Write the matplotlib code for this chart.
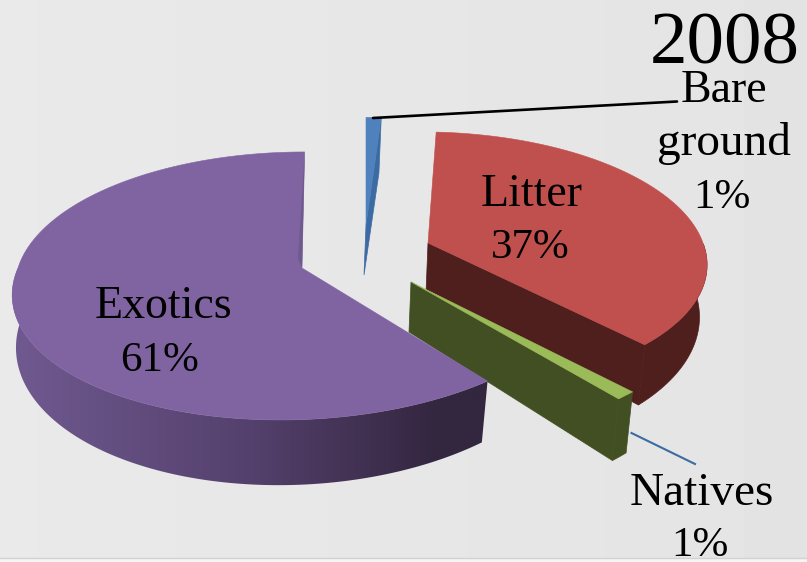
import numpy as np
import matplotlib
matplotlib.use("Agg")
import matplotlib.pyplot as plt
from matplotlib.colors import LinearSegmentedColormap
from matplotlib.patches import Polygon

# --- Datos
title = "2008"
categories = ["Exotics", "Natives", "Litter", "Bare ground"]
values = [61, 1, 37, 1]

plt.rcParams["font.family"] = ["Liberation Serif", "DejaVu Serif"]

# --- Estilo de cada porcion: apice, radios, cizalla arriba/abajo
geom = {
    "Exotics": dict(apex=(302, 268), rx=284, ry=131.6, su=3, sd=19),
    "Natives": dict(apex=(411, 282), rx=292, ry=136, su=0, sd=0),
    "Litter": dict(apex=(428, 243), rx=275, ry=126, su=-8, sd=-10),
    "Bare ground": dict(apex=(366, 225), rx=275, ry=122, su=0, sd=0),
}
top_color = {"Exotics": "#8064a2", "Natives": "#9bbb59", "Litter": "#c0504d", "Bare ground": "#4f81bd"}
side_color = {"Exotics": "#54406c", "Natives": "#414f22", "Litter": "#4f1f1e", "Bare ground": "#3c6ba3"}
exotics_side = LinearSegmentedColormap.from_list(
    "exotics_side", [(0, "#705a91"), (0.5, "#54406c"), (0.88, "#33263f"), (1, "#33263f")])

P = 0.134      # perspectiva
DEPTH = 50     # grosor en el apice


def project(g, theta, bottom=False):
    theta = np.atleast_1d(theta)
    dx, dy = np.cos(theta), np.sin(theta)
    w = 1 / (1 + P * dy)
    x = (g["rx"] * dx + np.where(dy > 0, g["su"], g["sd"]) * dy) * w
    y = -g["ry"] * dy * w
    if bottom:
        return g["apex"][0] - 2 + 0.98 * x, g["apex"][1] + DEPTH + np.where(dy < 0, 1.10, 0.95) * y
    return g["apex"][0] + x, g["apex"][1] + y


def apex_point(g, bottom=False):
    if bottom:
        return g["apex"][0] - 2, g["apex"][1] + DEPTH
    return g["apex"]


def cut_face(g, theta):
    tx, ty = project(g, theta)
    bx, by = project(g, theta, bottom=True)
    return [apex_point(g), (tx[0], ty[0]), (bx[0], by[0]), apex_point(g, bottom=True)]


fig = plt.figure(figsize=(8.07, 5.62), dpi=100)
ax = fig.add_axes([0, 0, 1, 1])
ax.axis("off")

# --- Fondo
grad = np.linspace(0.915, 0.893, 64)[None, :]
ax.imshow(grad, cmap="gray", vmin=0, vmax=1, extent=(0, 807, 558, 0), aspect="auto", zorder=0)
ax.axhspan(558, 562, color="#f5f5f5", lw=0, zorder=0)
ax.plot([0, 807], [558, 558], color="#d2d2d2", lw=1, zorder=0.5)

# --- Angulos a partir de los valores (antihorario desde arriba)
total = sum(values)
edges = np.pi / 2 + np.cumsum([0] + values) / total * 2 * np.pi
spans = {c: (edges[i], edges[i + 1]) for i, c in enumerate(categories)}

zorder = 1
for name in ["Bare ground", "Litter", "Natives", "Exotics"]:
    g = geom[name]
    a0, a1 = spans[name]
    th = np.linspace(a0, a1, 240)
    tx, ty = project(g, th)
    dark = side_color[name]

    # caras de corte visibles
    if name in ("Litter", "Natives", "Bare ground"):
        ax.add_patch(Polygon(cut_face(g, a0), fc=dark, ec=dark, lw=0.5, zorder=zorder))

    # borde exterior, solo la parte frontal
    if name != "Bare ground":
        front = np.sin(th) < 0
        fx, fy = project(g, th[front])
        bx, by = project(g, th[front], bottom=True)
        rim = list(zip(fx, fy)) + list(zip(bx[::-1], by[::-1]))
        if name == "Exotics":
            patch = Polygon(rim, fc="none", ec="none", zorder=zorder + 0.1)
            ax.add_patch(patch)
            ramp = np.linspace(0, 1, 256)[None, :]
            im = ax.imshow(ramp, cmap=exotics_side, extent=(8, 500, 520, 200), aspect="auto", zorder=zorder + 0.1)
            im.set_clip_path(patch)
        else:
            ax.add_patch(Polygon(rim, fc=dark, ec=dark, lw=0.5, zorder=zorder + 0.1))

    # cara superior
    top = [apex_point(g)] + list(zip(tx, ty))
    ax.add_patch(Polygon(top, fc=top_color[name], ec=top_color[name], lw=0.4, zorder=zorder + 0.2))
    zorder += 1

# pequena muesca en el corte de Exotics
g = geom["Exotics"]
sx, sy = project(g, spans["Exotics"][0])
ax.add_patch(Polygon([(sx[0], sy[0]), g["apex"], (g["apex"][0] - 4, g["apex"][1] - 9)],
                     fc="#6f5a8e", ec="none", zorder=zorder))

# --- Lineas guia
ax.plot([373, 677], [118, 101.5], color="black", lw=1.9, solid_capstyle="round", zorder=zorder)
ax.plot([631.5, 695], [433, 464], color="#3c6ba3", lw=1.5, zorder=zorder)

# --- Textos
FS = 33
FP = 31
pct = dict(zip(categories, values))
ax.text(724.5, 63, title, fontsize=54, ha="center", va="baseline", zorder=zorder + 1)
ax.text(724, 102, "Bare", fontsize=FS, ha="center", va="baseline", zorder=zorder + 1)
ax.text(724, 155, "ground", fontsize=FS + 1, ha="center", va="baseline", zorder=zorder + 1)
ax.text(722, 208, f"{pct['Bare ground']}%", fontsize=FP, ha="center", va="baseline", zorder=zorder + 1)
ax.text(532, 206, "Litter", fontsize=FS, ha="center", va="baseline", zorder=zorder + 1)
ax.text(530, 258, f"{pct['Litter']}%", fontsize=FP, ha="center", va="baseline", zorder=zorder + 1)
ax.text(163, 318, "Exotics", fontsize=FS, ha="center", va="baseline", zorder=zorder + 1)
ax.text(160, 371, f"{pct['Exotics']}%", fontsize=FP, ha="center", va="baseline", zorder=zorder + 1)
ax.text(702, 505, "Natives", fontsize=FS + 1, ha="center", va="baseline", zorder=zorder + 1)
ax.text(700, 556, f"{pct['Natives']}%", fontsize=FP, ha="center", va="baseline", zorder=zorder + 1)

ax.set_xlim(0, 807)
ax.set_ylim(562, 0)
fig.savefig("out.png", dpi=100)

=== EXERCISE GOAL ===
Go through the data above and transcribe it in full, omitting any image.

=== COMPLETE OUTPUT ===
Write the matplotlib code for this chart.
import numpy as np
import matplotlib
matplotlib.use("Agg")
import matplotlib.pyplot as plt
from matplotlib.colors import LinearSegmentedColormap
from matplotlib.patches import Polygon

# --- Datos
title = "2008"
categories = ["Exotics", "Natives", "Litter", "Bare ground"]
values = [61, 1, 37, 1]

plt.rcParams["font.family"] = ["Liberation Serif", "DejaVu Serif"]

# --- Estilo de cada porcion: apice, radios, cizalla arriba/abajo
geom = {
    "Exotics": dict(apex=(302, 268), rx=284, ry=131.6, su=3, sd=19),
    "Natives": dict(apex=(411, 282), rx=292, ry=136, su=0, sd=0),
    "Litter": dict(apex=(428, 243), rx=275, ry=126, su=-8, sd=-10),
    "Bare ground": dict(apex=(366, 225), rx=275, ry=122, su=0, sd=0),
}
top_color = {"Exotics": "#8064a2", "Natives": "#9bbb59", "Litter": "#c0504d", "Bare ground": "#4f81bd"}
side_color = {"Exotics": "#54406c", "Natives": "#414f22", "Litter": "#4f1f1e", "Bare ground": "#3c6ba3"}
exotics_side = LinearSegmentedColormap.from_list(
    "exotics_side", [(0, "#705a91"), (0.5, "#54406c"), (0.88, "#33263f"), (1, "#33263f")])

P = 0.134      # perspectiva
DEPTH = 50     # grosor en el apice


def project(g, theta, bottom=False):
    theta = np.atleast_1d(theta)
    dx, dy = np.cos(theta), np.sin(theta)
    w = 1 / (1 + P * dy)
    x = (g["rx"] * dx + np.where(dy > 0, g["su"], g["sd"]) * dy) * w
    y = -g["ry"] * dy * w
    if bottom:
        return g["apex"][0] - 2 + 0.98 * x, g["apex"][1] + DEPTH + np.where(dy < 0, 1.10, 0.95) * y
    return g["apex"][0] + x, g["apex"][1] + y


def apex_point(g, bottom=False):
    if bottom:
        return g["apex"][0] - 2, g["apex"][1] + DEPTH
    return g["apex"]


def cut_face(g, theta):
    tx, ty = project(g, theta)
    bx, by = project(g, theta, bottom=True)
    return [apex_point(g), (tx[0], ty[0]), (bx[0], by[0]), apex_point(g, bottom=True)]


fig = plt.figure(figsize=(8.07, 5.62), dpi=100)
ax = fig.add_axes([0, 0, 1, 1])
ax.axis("off")

# --- Fondo
grad = np.linspace(0.915, 0.893, 64)[None, :]
ax.imshow(grad, cmap="gray", vmin=0, vmax=1, extent=(0, 807, 558, 0), aspect="auto", zorder=0)
ax.axhspan(558, 562, color="#f5f5f5", lw=0, zorder=0)
ax.plot([0, 807], [558, 558], color="#d2d2d2", lw=1, zorder=0.5)

# --- Angulos a partir de los valores (antihorario desde arriba)
total = sum(values)
edges = np.pi / 2 + np.cumsum([0] + values) / total * 2 * np.pi
spans = {c: (edges[i], edges[i + 1]) for i, c in enumerate(categories)}

zorder = 1
for name in ["Bare ground", "Litter", "Natives", "Exotics"]:
    g = geom[name]
    a0, a1 = spans[name]
    th = np.linspace(a0, a1, 240)
    tx, ty = project(g, th)
    dark = side_color[name]

    # caras de corte visibles
    if name in ("Litter", "Natives", "Bare ground"):
        ax.add_patch(Polygon(cut_face(g, a0), fc=dark, ec=dark, lw=0.5, zorder=zorder))

    # borde exterior, solo la parte frontal
    if name != "Bare ground":
        front = np.sin(th) < 0
        fx, fy = project(g, th[front])
        bx, by = project(g, th[front], bottom=True)
        rim = list(zip(fx, fy)) + list(zip(bx[::-1], by[::-1]))
        if name == "Exotics":
            patch = Polygon(rim, fc="none", ec="none", zorder=zorder + 0.1)
            ax.add_patch(patch)
            ramp = np.linspace(0, 1, 256)[None, :]
            im = ax.imshow(ramp, cmap=exotics_side, extent=(8, 500, 520, 200), aspect="auto", zorder=zorder + 0.1)
            im.set_clip_path(patch)
        else:
            ax.add_patch(Polygon(rim, fc=dark, ec=dark, lw=0.5, zorder=zorder + 0.1))

    # cara superior
    top = [apex_point(g)] + list(zip(tx, ty))
    ax.add_patch(Polygon(top, fc=top_color[name], ec=top_color[name], lw=0.4, zorder=zorder + 0.2))
    zorder += 1

# pequena muesca en el corte de Exotics
g = geom["Exotics"]
sx, sy = project(g, spans["Exotics"][0])
ax.add_patch(Polygon([(sx[0], sy[0]), g["apex"], (g["apex"][0] - 4, g["apex"][1] - 9)],
                     fc="#6f5a8e", ec="none", zorder=zorder))

# --- Lineas guia
ax.plot([373, 677], [118, 101.5], color="black", lw=1.9, solid_capstyle="round", zorder=zorder)
ax.plot([631.5, 695], [433, 464], color="#3c6ba3", lw=1.5, zorder=zorder)

# --- Textos
FS = 33
FP = 31
pct = dict(zip(categories, values))
ax.text(724.5, 63, title, fontsize=54, ha="center", va="baseline", zorder=zorder + 1)
ax.text(724, 102, "Bare", fontsize=FS, ha="center", va="baseline", zorder=zorder + 1)
ax.text(724, 155, "ground", fontsize=FS + 1, ha="center", va="baseline", zorder=zorder + 1)
ax.text(722, 208, f"{pct['Bare ground']}%", fontsize=FP, ha="center", va="baseline", zorder=zorder + 1)
ax.text(532, 206, "Litter", fontsize=FS, ha="center", va="baseline", zorder=zorder + 1)
ax.text(530, 258, f"{pct['Litter']}%", fontsize=FP, ha="center", va="baseline", zorder=zorder + 1)
ax.text(163, 318, "Exotics", fontsize=FS, ha="center", va="baseline", zorder=zorder + 1)
ax.text(160, 371, f"{pct['Exotics']}%", fontsize=FP, ha="center", va="baseline", zorder=zorder + 1)
ax.text(702, 505, "Natives", fontsize=FS + 1, ha="center", va="baseline", zorder=zorder + 1)
ax.text(700, 556, f"{pct['Natives']}%", fontsize=FP, ha="center", va="baseline", zorder=zorder + 1)

ax.set_xlim(0, 807)
ax.set_ylim(562, 0)
fig.savefig("out.png", dpi=100)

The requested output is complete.